The trouble with uncertainty is that it fuels the hypothetical, worst case scenario, “what if” thinking that feeds anxiety, and can leave us feeling hopeless and helpless. We can offer reassurance; we can remind them that every country in the world is working to prevent the escalation of the problem, but we can’t give them absolute assurance that things won’t get worse.

Instead, we can:

  • listen carefully and show empathy which will help them feel connected, understood, and soothed
  • encourage them to limit their consumption of news – doom scrolling through social media newsfeeds can contribute to feelings of anxiety
  • if you have the TV on as a background to family life, please be aware that your children will be absorbing the news
  • answer their questions truthfully but keep conversations brief – we don’t want to ignore the subject, but we don’t want to dwell on it either
  • your answers need to be age appropriate, for example, younger children might just need to know that countries fight from time to time. Older children will need more detail, but stick to known facts from reputable sources
  • remind them that whilst we can’t always choose what happens, we can choose how we respond. For example, if they get caught up in anxious thoughts, encourage them to stop, breathe and focus on what is happening right now – what can you see, hear, smell, or touch around you?
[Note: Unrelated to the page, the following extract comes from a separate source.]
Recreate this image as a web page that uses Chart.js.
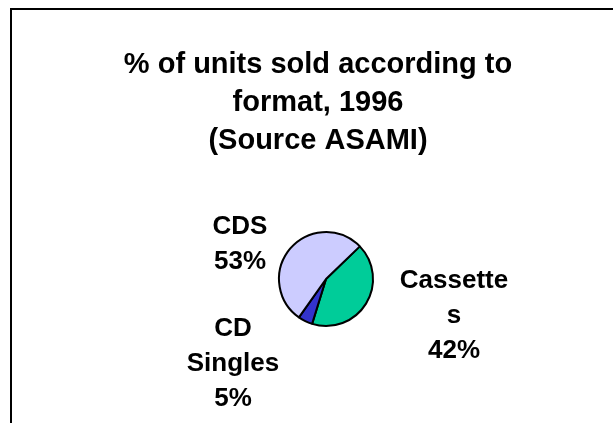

  • encourage them to engage in problem solving. You might say something like, “Right now, in this moment, you are ok, but your thoughts might be telling you otherwise, so what can you do to distract yourself?
  • give younger children something that reminds them of you which they can pop in their pocket and hold on to when they feel frightened. A snippet of your clothing which smells of you, a stone or shell you found together, or a photograph of a happy family moment can all help to make them feel safe if you are not around for a hug.
  • for older children encourage them to find an anchor and a mantra. The anchor needs to be something they always wear such as a watch or piece of jewellery and the mantra needs to be one they chose, for example, “this feeling will pass” or “right now I am safe”.  When they feel anxious, they can touch the anchor and repeat the mantra to remind themselves that this a temporary feeling.
  • encourage them to use their healthy coping behaviours which are the things we do that make us feel calm. Whether it’s exercising, knitting, playing music, creating dance videos on Tik Tok, cooking, or reading, they are the activities which boost production of our happy hormones, serotonin, oxytocin, and dopamine.  Often when we feel distressed, we stop using our healthy coping strategies, but this is when we need them most.
  • remember that you are your child’s primary role model. If they see you using helpful thinking and coping strategies, they will follow your lead.  If you are calm and positive you will help them stay calm and positive too.  Like you, they will be feeling a wide range of emotions, and it is important that they are allowed to feel their feelings if they are to learn to manage them.
  • finally, remember that whilst we are all designed to cope with significant stress, we all have a breaking point. If you feel that you, or another member of your family is not coping, please don’t be afraid to seek professional help.